"I'd love to be here," he said. "I'd love to finish my career here, to be honest. I'd love to play as many years as I can. I still think I can play another four or five years as a starter, and then I'd love to transition into more of a backup role. That'd be awesome. I love playing for [Angels manager Mike Scioscia], I love playing for the organization. I think they have a great owner [Arte Moreno], a great front office, and I think they do a really good job. I'd be honored if we came to an agreement and I was able to stay."
Iannetta batted .093/.206/.111 in a rough month of April, then recovered with a .252/.365/.443 slash line over his next 44 games, numbers that were actually better than his previous career mark. The 32-year-old finally got his batting average over .200 on July 22, and then he started slipping again, managing only three hits over his next 40 at-bats.
On Saturday, Iannetta sat for the fourth consecutive game.
His slash line is now .182/.290/.320.
"Physically," Iannetta said, "I'm fine. I train really hard in the offseason, during the season. The length of the season isn't an issue."

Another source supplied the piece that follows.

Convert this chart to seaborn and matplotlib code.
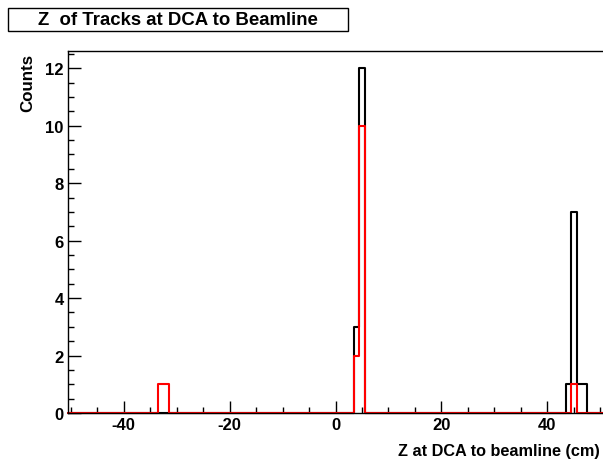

His current slump is nothing close to what he went through in April.
"I'm just not getting hits," Iannetta said, "and I'm definitely not swinging at pitches that I normally swing at."
Soon, Iannetta will enter free agency amid a relatively deep crop of available catchers, a list that includes Alex Avila, John Jaso, Jeff Mathis, Dioner Navarro, A.J. Pierzynski and Matt Wieters.
He still has time to make an impression.
"I've come to terms with the fact that the overall aggregate numbers are not going to be where they normally are," Iannetta said. "Right now, it's all about contributing in the last month and a half. If you contribute the last month and a half, it doesn't matter."